The recent developments in the field of remote sensing and computer vision have been marked by significant advancements in multimodal frameworks and datasets that aim to enhance the accuracy and granularity of scene understanding, change captioning, and object identification. A notable trend is the integration of semantic and visual data through advanced attention mechanisms, which has led to improved performance in tasks such as remote sensing change captioning and scene representation. Additionally, there is a growing emphasis on leveraging environmental metadata and multispectral data to enrich the context and improve the precision of models in wildlife monitoring and remote sensing applications. The introduction of pixel-level captioning datasets and the development of large multimodal models capable of fine-grained grounding in remote sensing imagery represent a leap forward in visual comprehension and dialogue generation within this domain.
Noteworthy Papers
- Robust Change Captioning in Remote Sensing: Introduces SECOND-CC, a novel dataset, and MModalCC, a multimodal framework, significantly advancing remote sensing change captioning with improved accuracy and robustness.
- A Vision-Language Framework for Multispectral Scene Representation: Presents Spectral LLaVA, enhancing scene understanding by integrating multispectral data with vision-language alignment, particularly effective in complex environments.

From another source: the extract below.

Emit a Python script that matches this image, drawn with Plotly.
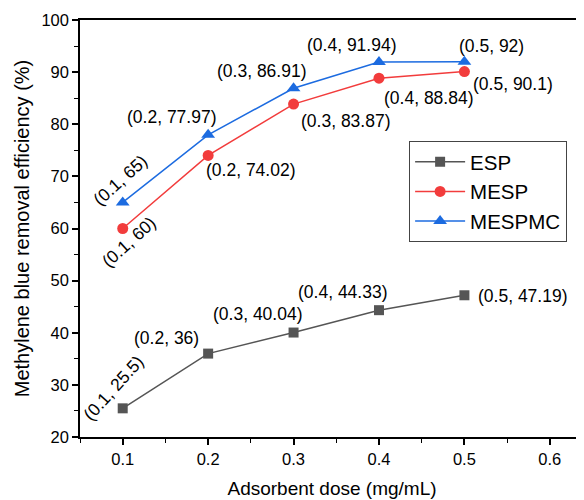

- Meta-Feature Adapter: Proposes a lightweight module, MFA, that integrates environmental metadata into vision-language models, improving animal re-identification by leveraging contextual data.
- Pix2Cap-COCO: Advances visual comprehension with the first panoptic pixel-level caption dataset, enabling models to learn detailed relationships between objects and their contexts.
- GeoPixel: Introduces the first end-to-end high-resolution RS-LMM supporting pixel-level grounding, significantly improving region-level comprehension in remote sensing imagery.